_RECORD SET_
+ + + + + + +

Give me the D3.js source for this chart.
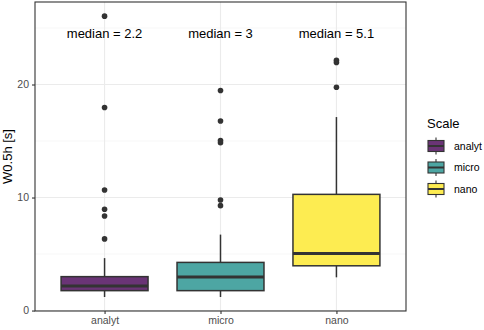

+ + + + + + +

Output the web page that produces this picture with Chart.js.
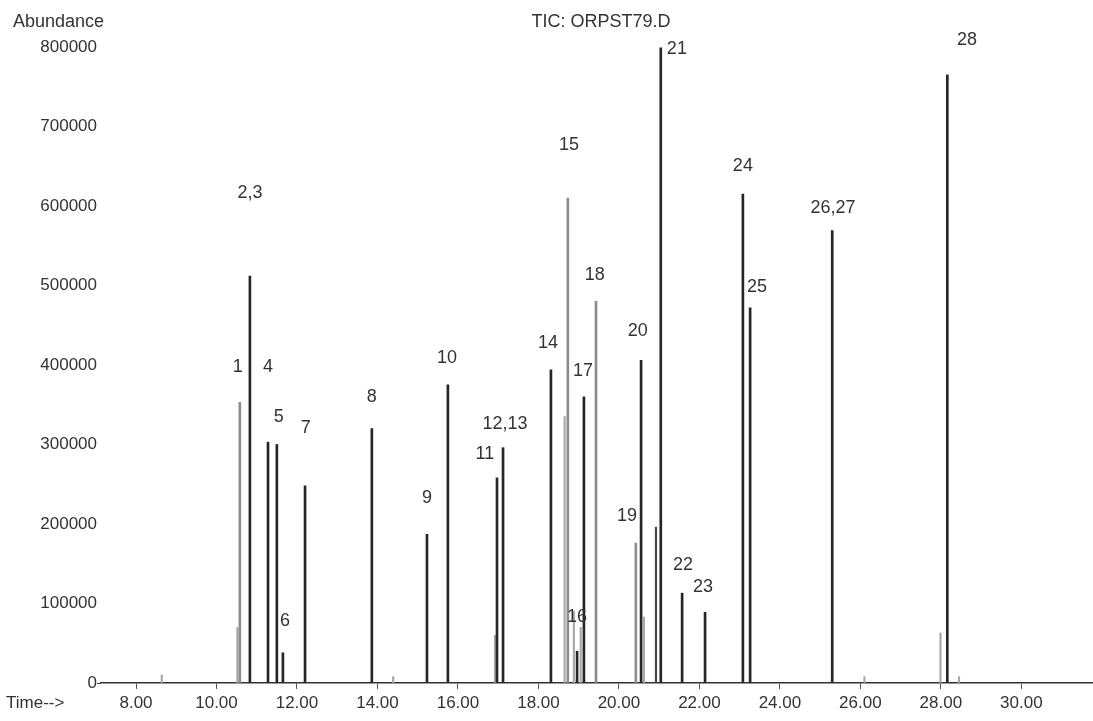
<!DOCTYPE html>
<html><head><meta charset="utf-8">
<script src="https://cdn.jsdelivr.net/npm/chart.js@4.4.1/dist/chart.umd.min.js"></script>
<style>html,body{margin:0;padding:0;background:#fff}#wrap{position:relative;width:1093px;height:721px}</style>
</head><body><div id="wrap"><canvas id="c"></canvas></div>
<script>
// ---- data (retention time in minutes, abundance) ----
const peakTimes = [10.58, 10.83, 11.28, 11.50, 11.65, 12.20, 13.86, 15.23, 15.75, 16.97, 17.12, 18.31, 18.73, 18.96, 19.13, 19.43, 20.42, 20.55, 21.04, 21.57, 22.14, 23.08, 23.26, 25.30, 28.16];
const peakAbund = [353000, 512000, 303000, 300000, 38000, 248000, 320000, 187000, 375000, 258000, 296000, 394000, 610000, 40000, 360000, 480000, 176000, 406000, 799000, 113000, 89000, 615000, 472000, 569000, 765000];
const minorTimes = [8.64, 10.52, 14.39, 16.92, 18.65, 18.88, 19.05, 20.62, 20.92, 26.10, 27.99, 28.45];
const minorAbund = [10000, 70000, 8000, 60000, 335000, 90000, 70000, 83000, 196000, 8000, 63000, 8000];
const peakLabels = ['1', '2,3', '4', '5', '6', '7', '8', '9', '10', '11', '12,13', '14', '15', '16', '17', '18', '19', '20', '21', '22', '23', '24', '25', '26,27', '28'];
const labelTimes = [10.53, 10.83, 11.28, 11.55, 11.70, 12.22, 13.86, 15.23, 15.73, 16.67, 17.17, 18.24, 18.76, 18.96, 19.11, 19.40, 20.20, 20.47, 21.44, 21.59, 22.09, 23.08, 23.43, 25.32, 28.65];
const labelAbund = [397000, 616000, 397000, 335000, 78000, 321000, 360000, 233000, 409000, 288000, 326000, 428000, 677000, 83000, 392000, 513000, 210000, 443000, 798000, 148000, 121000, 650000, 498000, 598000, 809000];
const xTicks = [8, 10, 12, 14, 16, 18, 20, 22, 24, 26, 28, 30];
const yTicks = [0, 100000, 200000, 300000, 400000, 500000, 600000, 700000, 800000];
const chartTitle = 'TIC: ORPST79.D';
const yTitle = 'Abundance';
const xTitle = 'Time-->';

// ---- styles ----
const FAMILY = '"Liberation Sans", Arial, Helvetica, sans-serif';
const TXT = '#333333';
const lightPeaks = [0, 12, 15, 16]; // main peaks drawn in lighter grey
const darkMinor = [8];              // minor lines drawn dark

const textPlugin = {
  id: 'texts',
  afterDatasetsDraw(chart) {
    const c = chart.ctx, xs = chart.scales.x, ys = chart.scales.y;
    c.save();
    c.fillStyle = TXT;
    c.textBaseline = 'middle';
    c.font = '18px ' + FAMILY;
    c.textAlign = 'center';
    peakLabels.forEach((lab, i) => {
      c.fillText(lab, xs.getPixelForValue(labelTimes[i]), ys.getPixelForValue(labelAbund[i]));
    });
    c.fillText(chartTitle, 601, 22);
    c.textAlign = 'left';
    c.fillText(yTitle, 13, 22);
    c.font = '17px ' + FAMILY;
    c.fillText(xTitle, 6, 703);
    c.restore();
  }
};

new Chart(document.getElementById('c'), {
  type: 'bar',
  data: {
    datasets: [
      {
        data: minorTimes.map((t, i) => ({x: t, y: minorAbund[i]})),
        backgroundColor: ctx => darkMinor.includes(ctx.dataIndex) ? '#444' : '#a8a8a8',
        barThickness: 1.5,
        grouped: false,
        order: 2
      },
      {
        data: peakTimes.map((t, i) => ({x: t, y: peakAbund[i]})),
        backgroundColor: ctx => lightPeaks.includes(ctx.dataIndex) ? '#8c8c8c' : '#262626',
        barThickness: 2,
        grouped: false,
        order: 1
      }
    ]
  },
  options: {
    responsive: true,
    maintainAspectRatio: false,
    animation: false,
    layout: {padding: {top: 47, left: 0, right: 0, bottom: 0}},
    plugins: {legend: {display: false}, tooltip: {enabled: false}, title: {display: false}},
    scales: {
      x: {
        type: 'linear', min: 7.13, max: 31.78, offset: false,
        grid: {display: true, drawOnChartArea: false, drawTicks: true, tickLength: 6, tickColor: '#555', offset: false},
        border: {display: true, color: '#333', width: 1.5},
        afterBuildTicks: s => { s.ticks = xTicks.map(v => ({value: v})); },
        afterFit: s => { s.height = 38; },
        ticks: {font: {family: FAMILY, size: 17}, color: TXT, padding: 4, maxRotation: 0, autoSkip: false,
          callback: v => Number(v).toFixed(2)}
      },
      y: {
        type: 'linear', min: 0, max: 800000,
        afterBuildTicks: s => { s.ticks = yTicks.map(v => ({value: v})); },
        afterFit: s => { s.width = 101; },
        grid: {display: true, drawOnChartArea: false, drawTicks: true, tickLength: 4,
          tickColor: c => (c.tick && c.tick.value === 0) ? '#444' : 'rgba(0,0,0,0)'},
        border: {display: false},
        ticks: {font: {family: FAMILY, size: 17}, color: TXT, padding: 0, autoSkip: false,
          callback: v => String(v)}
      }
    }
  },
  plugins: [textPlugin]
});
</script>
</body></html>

+ + + + + + +

_WHAT THE TASK REQUIRES_
Taking the entries above, extract every line from the one bearing "Output the web" through the one bearing "const darkMinor = [8];", exactly, with no pictures.

_WRITTEN REPLY_
Output the web page that produces this picture with Chart.js.
<!DOCTYPE html>
<html><head><meta charset="utf-8">
<script src="https://cdn.jsdelivr.net/npm/chart.js@4.4.1/dist/chart.umd.min.js"></script>
<style>html,body{margin:0;padding:0;background:#fff}#wrap{position:relative;width:1093px;height:721px}</style>
</head><body><div id="wrap"><canvas id="c"></canvas></div>
<script>
// ---- data (retention time in minutes, abundance) ----
const peakTimes = [10.58, 10.83, 11.28, 11.50, 11.65, 12.20, 13.86, 15.23, 15.75, 16.97, 17.12, 18.31, 18.73, 18.96, 19.13, 19.43, 20.42, 20.55, 21.04, 21.57, 22.14, 23.08, 23.26, 25.30, 28.16];
const peakAbund = [353000, 512000, 303000, 300000, 38000, 248000, 320000, 187000, 375000, 258000, 296000, 394000, 610000, 40000, 360000, 480000, 176000, 406000, 799000, 113000, 89000, 615000, 472000, 569000, 765000];
const minorTimes = [8.64, 10.52, 14.39, 16.92, 18.65, 18.88, 19.05, 20.62, 20.92, 26.10, 27.99, 28.45];
const minorAbund = [10000, 70000, 8000, 60000, 335000, 90000, 70000, 83000, 196000, 8000, 63000, 8000];
const peakLabels = ['1', '2,3', '4', '5', '6', '7', '8', '9', '10', '11', '12,13', '14', '15', '16', '17', '18', '19', '20', '21', '22', '23', '24', '25', '26,27', '28'];
const labelTimes = [10.53, 10.83, 11.28, 11.55, 11.70, 12.22, 13.86, 15.23, 15.73, 16.67, 17.17, 18.24, 18.76, 18.96, 19.11, 19.40, 20.20, 20.47, 21.44, 21.59, 22.09, 23.08, 23.43, 25.32, 28.65];
const labelAbund = [397000, 616000, 397000, 335000, 78000, 321000, 360000, 233000, 409000, 288000, 326000, 428000, 677000, 83000, 392000, 513000, 210000, 443000, 798000, 148000, 121000, 650000, 498000, 598000, 809000];
const xTicks = [8, 10, 12, 14, 16, 18, 20, 22, 24, 26, 28, 30];
const yTicks = [0, 100000, 200000, 300000, 400000, 500000, 600000, 700000, 800000];
const chartTitle = 'TIC: ORPST79.D';
const yTitle = 'Abundance';
const xTitle = 'Time-->';

// ---- styles ----
const FAMILY = '"Liberation Sans", Arial, Helvetica, sans-serif';
const TXT = '#333333';
const lightPeaks = [0, 12, 15, 16]; // main peaks drawn in lighter grey
const darkMinor = [8];              // minor lines drawn dark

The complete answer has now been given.